Luckily, at the moment, there is. Option two would be to place your company into Members’ Voluntary Liquidation (MVL). In a nutshell, this is a means of closing down a solvent company with over £25,000 of assets. Funds extracted are taxed as capital distributions rather than income, and you may be entitled to Business Asset Disposal Relief (previously known as Entrepreneurs’ Relief). This in effect means that you can take funds out of your company at a tax rate of only 10%.

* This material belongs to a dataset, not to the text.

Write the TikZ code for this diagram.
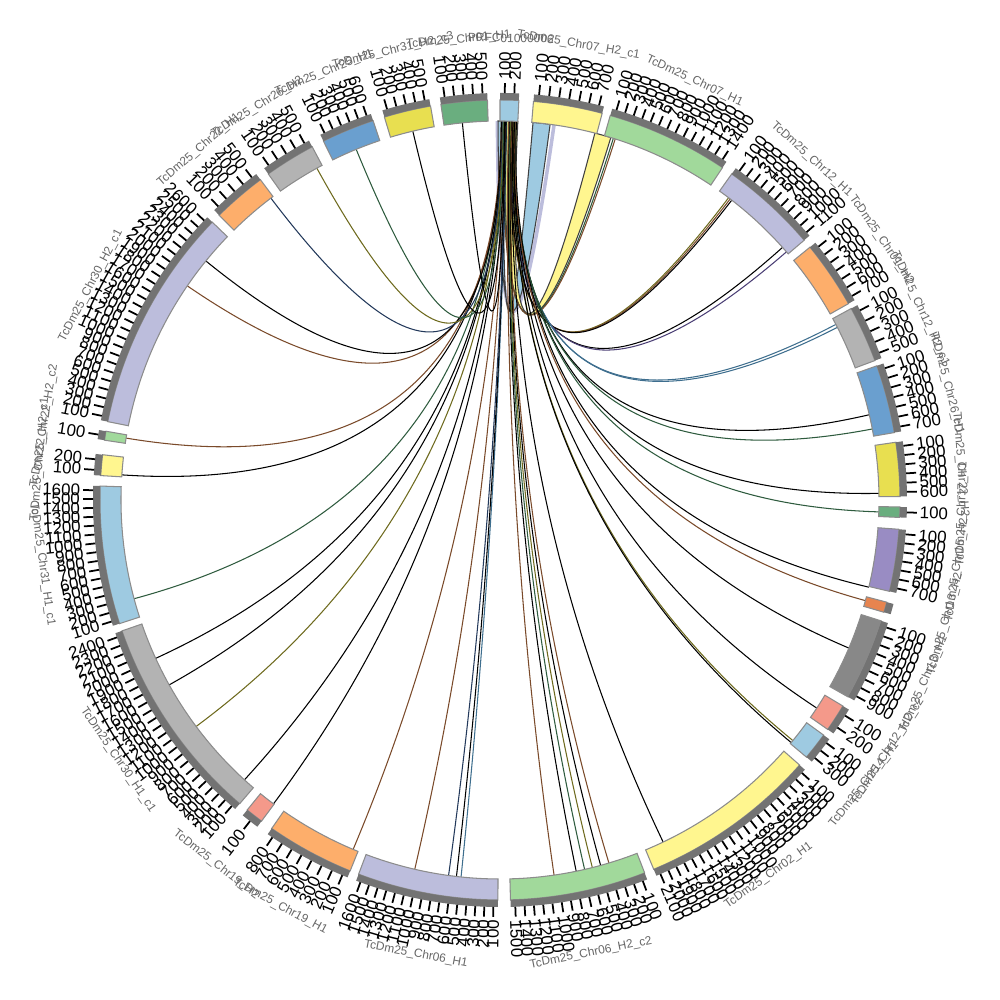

There is a lifetime limit of £1 million on gains that can benefit from Business Asset Disposal Relief. Also, there are anti-avoidance rules to stop a business owner from liquidating their company, extracting funds at 10% tax rates then starting up the same trade within two years. If you fall foul of these rules, HMRC will go back to the capital distributions and re-tax them as income dividends at a rate of up to 38.1%. Also, there will be costs involved in liquidating a company, so careful planning is required before a decision to liquidate is made. This planning will also include the timing of the distributions in the liquidation. For example, you may consider making capital distributions over two tax years. This will allow the capital gain to be reduced by two amounts of annual exemption.
The decision to cease trading and liquidating your company to extract accumulated funds is not to be taken lightly. However, if this is the strategy that is right for you then careful planning and the use of an MVL can maximise the benefit of your hard work in the past.